WHAT IS ASKED » Lines from the one containing "Write a component" to the one containing "Chart.register(...registerables);", both lines included, are to be extracted exactly from the data below; pictures are excluded.

RECORD SET »
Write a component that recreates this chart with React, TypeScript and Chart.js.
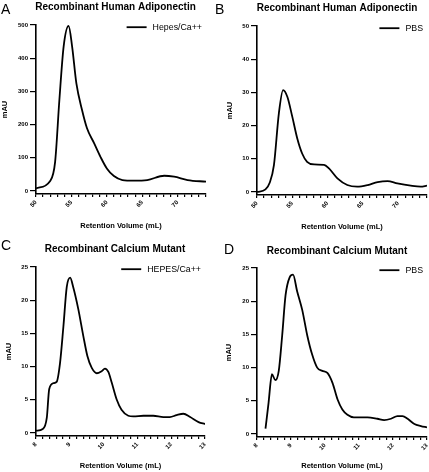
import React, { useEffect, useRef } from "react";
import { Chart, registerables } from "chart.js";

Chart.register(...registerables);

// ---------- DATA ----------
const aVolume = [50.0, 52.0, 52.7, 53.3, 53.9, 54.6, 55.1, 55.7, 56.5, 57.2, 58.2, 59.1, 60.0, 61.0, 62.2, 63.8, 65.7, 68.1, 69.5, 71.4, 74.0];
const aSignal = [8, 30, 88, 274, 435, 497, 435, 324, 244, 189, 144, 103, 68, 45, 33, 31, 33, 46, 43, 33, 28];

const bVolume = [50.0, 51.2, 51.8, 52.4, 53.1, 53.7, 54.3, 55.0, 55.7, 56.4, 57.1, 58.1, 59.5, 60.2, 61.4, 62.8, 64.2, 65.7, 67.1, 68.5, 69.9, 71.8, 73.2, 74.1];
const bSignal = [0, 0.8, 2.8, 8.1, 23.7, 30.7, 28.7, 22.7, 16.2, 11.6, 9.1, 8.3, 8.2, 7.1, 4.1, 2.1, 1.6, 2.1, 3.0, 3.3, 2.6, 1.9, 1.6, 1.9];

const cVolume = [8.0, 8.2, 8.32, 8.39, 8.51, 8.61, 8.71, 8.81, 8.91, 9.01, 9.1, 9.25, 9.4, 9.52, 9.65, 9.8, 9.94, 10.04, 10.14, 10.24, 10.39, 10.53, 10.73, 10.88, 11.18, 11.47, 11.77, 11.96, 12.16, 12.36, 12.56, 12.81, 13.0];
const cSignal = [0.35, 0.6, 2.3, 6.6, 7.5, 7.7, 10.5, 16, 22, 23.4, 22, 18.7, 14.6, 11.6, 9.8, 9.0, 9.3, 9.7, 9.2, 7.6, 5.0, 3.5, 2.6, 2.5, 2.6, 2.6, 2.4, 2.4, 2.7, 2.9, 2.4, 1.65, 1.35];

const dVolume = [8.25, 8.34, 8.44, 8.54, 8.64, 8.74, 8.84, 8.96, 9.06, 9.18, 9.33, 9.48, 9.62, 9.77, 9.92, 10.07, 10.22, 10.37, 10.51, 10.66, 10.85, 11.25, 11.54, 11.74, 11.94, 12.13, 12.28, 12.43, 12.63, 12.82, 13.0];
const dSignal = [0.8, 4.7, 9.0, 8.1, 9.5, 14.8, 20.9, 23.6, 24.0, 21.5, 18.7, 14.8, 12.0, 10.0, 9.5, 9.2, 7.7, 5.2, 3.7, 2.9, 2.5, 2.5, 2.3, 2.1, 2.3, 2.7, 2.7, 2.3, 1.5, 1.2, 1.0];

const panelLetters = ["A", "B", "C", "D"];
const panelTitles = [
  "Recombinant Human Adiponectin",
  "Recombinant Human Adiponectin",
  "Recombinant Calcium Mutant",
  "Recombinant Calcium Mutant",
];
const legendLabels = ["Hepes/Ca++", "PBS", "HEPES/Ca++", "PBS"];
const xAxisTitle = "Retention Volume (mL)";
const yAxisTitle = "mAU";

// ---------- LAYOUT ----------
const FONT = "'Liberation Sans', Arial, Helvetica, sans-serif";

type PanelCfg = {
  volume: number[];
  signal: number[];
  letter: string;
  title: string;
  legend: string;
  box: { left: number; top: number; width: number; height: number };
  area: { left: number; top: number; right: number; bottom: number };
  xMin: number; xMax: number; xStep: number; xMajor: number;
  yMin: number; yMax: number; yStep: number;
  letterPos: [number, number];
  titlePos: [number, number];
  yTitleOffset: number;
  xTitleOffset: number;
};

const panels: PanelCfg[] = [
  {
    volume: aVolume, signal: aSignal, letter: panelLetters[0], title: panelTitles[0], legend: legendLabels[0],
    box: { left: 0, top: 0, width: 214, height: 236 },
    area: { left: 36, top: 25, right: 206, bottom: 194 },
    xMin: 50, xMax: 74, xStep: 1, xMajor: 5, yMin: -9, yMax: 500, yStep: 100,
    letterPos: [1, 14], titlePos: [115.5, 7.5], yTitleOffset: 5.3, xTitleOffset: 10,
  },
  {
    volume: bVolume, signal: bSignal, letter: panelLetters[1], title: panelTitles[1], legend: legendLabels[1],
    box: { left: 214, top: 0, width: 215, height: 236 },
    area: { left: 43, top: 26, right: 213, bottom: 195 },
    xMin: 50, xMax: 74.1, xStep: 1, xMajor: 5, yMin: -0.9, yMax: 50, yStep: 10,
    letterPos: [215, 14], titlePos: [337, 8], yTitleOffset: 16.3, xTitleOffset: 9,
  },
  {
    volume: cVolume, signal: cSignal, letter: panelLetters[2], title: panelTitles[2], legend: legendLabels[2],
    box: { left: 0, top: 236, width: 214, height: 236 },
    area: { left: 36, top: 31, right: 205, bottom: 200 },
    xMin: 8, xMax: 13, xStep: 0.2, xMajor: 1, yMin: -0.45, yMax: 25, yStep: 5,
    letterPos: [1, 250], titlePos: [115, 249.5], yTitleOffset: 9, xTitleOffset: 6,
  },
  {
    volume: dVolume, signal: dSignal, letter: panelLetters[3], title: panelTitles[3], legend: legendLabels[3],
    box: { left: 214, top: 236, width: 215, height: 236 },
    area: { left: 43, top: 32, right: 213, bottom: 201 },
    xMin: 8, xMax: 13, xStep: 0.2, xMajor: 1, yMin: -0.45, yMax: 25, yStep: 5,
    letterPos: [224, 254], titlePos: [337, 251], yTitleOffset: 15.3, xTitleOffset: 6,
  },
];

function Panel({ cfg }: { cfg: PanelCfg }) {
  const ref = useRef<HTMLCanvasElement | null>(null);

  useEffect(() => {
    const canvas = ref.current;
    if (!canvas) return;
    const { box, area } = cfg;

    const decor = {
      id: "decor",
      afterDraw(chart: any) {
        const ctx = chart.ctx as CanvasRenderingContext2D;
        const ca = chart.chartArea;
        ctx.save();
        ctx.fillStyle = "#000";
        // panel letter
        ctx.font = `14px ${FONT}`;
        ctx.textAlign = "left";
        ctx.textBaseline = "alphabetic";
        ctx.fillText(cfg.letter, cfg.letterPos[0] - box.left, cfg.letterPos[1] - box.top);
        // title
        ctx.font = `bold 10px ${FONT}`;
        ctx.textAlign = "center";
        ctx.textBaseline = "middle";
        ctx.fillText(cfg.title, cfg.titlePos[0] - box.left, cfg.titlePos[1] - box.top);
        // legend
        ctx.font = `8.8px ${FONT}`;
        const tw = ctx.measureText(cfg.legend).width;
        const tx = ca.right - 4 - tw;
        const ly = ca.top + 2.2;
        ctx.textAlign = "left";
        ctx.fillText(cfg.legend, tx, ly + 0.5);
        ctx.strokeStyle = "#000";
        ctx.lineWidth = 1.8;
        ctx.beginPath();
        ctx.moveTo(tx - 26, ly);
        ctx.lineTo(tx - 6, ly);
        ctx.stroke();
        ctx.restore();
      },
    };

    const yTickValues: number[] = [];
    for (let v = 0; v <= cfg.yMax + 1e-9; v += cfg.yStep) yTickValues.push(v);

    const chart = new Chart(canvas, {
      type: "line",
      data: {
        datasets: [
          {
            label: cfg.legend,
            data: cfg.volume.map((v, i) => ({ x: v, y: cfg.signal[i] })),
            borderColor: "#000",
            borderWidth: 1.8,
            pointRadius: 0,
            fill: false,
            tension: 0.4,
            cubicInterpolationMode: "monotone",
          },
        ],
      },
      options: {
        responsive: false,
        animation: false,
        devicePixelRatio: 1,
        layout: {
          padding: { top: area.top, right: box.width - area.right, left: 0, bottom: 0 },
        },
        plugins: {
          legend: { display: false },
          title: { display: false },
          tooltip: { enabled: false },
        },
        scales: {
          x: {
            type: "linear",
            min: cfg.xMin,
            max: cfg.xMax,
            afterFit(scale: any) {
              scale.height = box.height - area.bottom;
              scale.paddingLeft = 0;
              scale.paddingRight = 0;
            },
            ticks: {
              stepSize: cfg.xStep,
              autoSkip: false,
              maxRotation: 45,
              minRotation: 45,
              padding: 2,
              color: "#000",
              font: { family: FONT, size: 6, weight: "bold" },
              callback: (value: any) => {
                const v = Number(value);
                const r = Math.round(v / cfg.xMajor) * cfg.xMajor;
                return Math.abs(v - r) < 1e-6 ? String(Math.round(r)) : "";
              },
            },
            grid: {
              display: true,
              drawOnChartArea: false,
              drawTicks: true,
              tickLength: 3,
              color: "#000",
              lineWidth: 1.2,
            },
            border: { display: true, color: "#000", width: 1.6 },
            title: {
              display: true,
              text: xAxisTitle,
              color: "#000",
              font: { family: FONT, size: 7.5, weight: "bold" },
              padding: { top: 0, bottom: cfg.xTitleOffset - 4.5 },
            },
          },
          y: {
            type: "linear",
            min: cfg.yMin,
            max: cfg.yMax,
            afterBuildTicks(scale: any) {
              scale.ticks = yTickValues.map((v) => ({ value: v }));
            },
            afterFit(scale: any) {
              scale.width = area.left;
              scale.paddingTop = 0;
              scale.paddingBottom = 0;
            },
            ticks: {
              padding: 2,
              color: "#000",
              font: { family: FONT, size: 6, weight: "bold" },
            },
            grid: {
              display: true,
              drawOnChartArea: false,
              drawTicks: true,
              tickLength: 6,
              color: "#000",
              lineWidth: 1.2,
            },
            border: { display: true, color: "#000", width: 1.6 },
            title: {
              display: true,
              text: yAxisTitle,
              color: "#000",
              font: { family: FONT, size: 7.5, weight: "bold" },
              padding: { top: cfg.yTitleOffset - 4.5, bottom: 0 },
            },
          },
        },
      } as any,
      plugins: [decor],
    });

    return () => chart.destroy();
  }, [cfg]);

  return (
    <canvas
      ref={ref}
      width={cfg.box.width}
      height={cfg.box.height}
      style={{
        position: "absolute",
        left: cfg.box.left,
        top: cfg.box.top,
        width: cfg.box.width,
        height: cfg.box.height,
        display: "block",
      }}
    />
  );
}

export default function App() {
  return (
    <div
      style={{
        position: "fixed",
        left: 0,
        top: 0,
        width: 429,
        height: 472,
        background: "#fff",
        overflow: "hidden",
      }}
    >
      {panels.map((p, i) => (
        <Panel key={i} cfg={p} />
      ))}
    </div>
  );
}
==
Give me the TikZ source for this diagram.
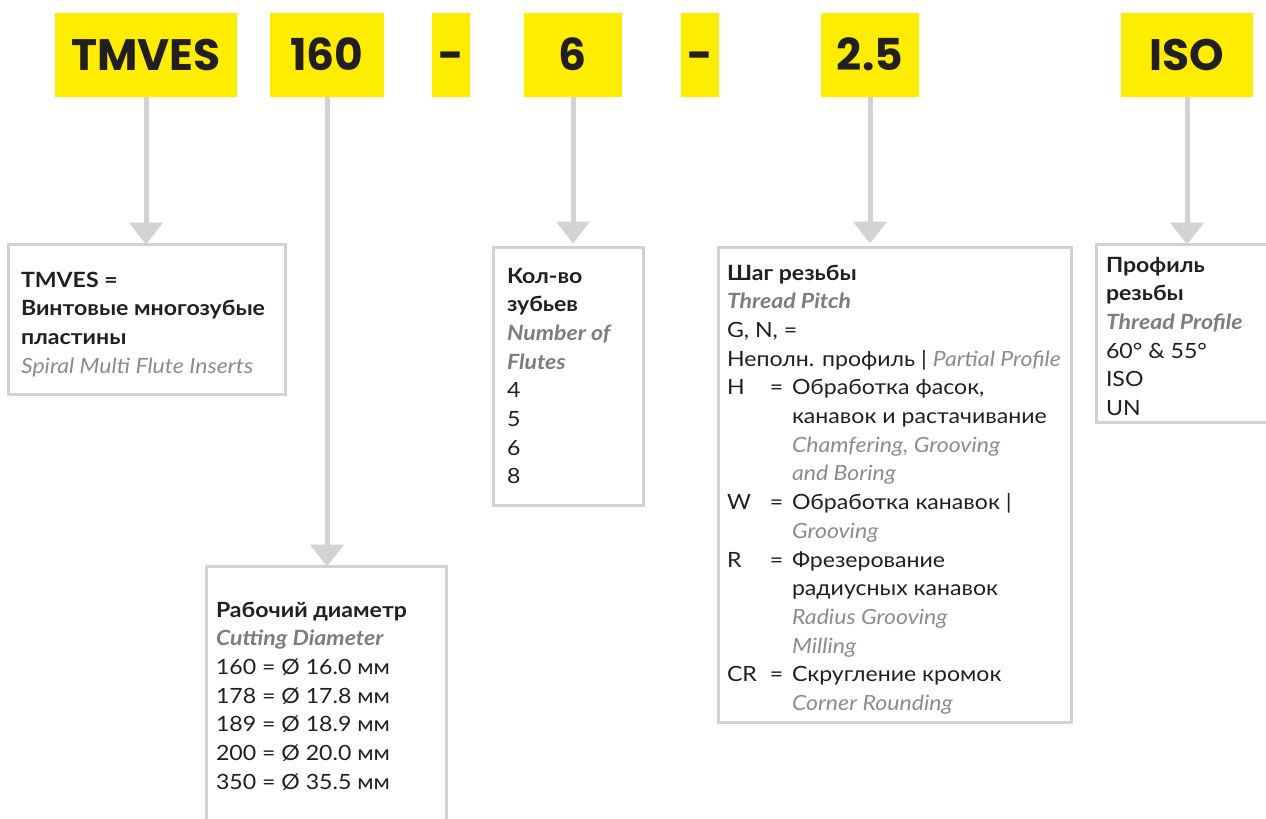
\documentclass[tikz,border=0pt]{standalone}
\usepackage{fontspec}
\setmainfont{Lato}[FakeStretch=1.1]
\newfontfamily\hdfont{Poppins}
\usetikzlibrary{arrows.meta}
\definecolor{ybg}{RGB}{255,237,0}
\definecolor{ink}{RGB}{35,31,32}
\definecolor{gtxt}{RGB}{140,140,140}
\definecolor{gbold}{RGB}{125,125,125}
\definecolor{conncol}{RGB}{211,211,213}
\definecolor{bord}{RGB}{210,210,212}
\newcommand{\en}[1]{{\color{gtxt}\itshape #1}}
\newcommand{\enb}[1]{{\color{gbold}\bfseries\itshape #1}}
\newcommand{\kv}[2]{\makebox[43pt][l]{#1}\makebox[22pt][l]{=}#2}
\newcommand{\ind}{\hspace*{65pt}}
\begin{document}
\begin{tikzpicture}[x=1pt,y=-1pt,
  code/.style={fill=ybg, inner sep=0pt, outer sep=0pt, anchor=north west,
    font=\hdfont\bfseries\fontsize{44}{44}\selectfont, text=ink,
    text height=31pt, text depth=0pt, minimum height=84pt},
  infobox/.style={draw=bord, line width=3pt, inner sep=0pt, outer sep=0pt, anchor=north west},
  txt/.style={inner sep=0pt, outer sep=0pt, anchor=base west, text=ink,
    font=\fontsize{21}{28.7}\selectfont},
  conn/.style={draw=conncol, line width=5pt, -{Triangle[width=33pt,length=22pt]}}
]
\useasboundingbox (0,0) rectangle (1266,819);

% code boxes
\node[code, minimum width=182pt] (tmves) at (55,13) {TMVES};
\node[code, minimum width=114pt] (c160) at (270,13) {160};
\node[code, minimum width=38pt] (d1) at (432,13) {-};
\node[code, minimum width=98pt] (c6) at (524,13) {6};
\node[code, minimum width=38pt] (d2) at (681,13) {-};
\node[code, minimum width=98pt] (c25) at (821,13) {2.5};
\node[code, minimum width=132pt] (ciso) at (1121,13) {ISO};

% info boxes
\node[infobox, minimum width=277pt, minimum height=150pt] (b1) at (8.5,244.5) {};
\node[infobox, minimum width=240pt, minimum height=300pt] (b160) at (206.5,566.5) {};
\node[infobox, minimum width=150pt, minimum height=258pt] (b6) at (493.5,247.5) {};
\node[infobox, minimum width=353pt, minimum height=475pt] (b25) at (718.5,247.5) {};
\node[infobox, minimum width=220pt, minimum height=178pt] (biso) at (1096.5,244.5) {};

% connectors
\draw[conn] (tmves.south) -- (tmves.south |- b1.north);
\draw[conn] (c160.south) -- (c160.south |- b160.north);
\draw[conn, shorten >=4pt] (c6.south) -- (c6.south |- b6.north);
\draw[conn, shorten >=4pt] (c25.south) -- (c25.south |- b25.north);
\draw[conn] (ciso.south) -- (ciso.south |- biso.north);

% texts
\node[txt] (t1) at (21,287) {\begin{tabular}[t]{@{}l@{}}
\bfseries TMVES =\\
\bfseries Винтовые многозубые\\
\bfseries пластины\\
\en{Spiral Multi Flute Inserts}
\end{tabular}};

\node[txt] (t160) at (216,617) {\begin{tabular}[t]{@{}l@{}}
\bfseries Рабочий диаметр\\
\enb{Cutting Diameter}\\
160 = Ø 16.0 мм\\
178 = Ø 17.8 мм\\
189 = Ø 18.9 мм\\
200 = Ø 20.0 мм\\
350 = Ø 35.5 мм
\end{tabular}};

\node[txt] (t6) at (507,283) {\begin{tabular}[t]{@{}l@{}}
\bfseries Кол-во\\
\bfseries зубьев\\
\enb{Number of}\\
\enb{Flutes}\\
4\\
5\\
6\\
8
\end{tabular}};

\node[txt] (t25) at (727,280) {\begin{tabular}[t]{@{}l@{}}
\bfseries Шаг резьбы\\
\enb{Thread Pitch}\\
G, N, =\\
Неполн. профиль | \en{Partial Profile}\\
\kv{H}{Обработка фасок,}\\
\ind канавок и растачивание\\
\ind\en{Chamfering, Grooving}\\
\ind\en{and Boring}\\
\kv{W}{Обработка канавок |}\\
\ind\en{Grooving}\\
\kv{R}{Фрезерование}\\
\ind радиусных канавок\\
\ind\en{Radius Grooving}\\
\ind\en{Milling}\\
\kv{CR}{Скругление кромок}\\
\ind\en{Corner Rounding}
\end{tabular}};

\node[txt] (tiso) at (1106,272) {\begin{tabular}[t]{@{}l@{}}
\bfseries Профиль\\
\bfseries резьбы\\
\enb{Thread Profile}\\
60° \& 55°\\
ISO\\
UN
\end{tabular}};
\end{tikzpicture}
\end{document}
--
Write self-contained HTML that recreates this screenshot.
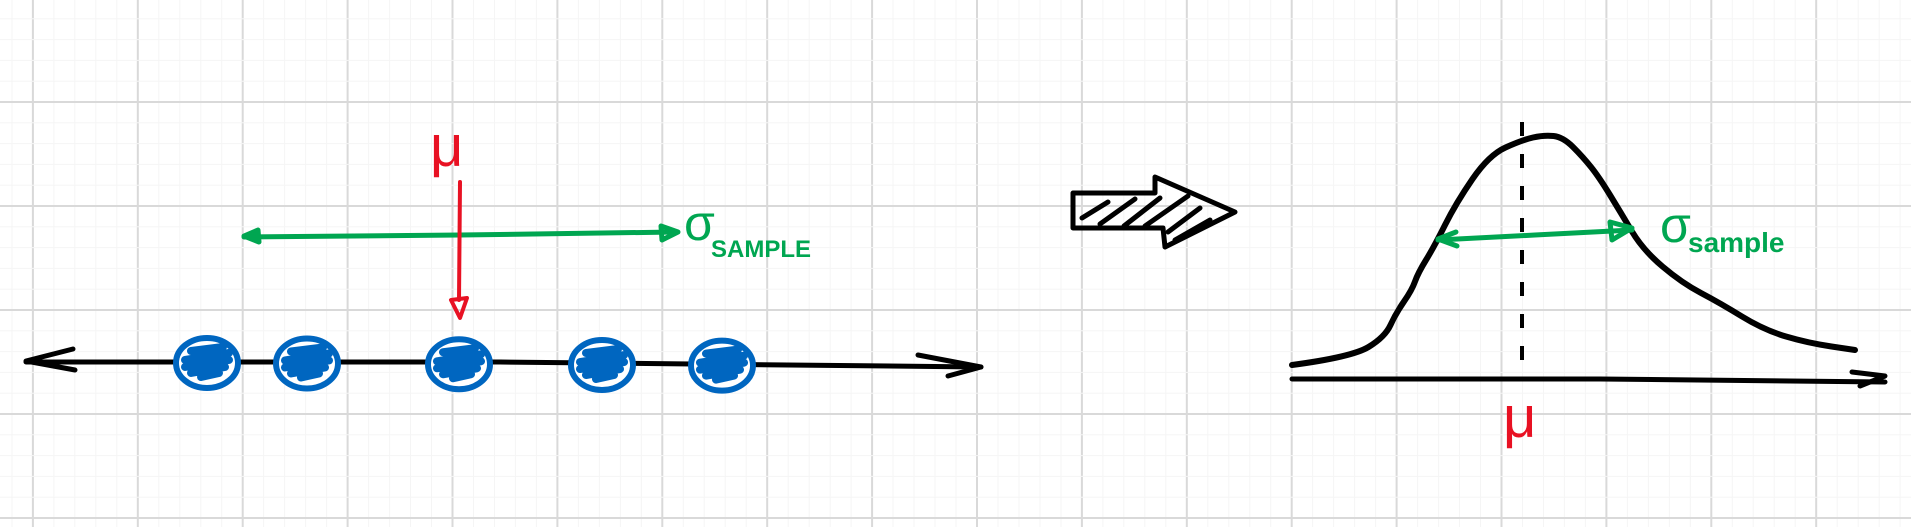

SOLUTION TO THIS EXERCISE »
Write a component that recreates this chart with React, TypeScript and Chart.js.
import React, { useEffect, useRef } from "react";
import { Chart, registerables } from "chart.js";

Chart.register(...registerables);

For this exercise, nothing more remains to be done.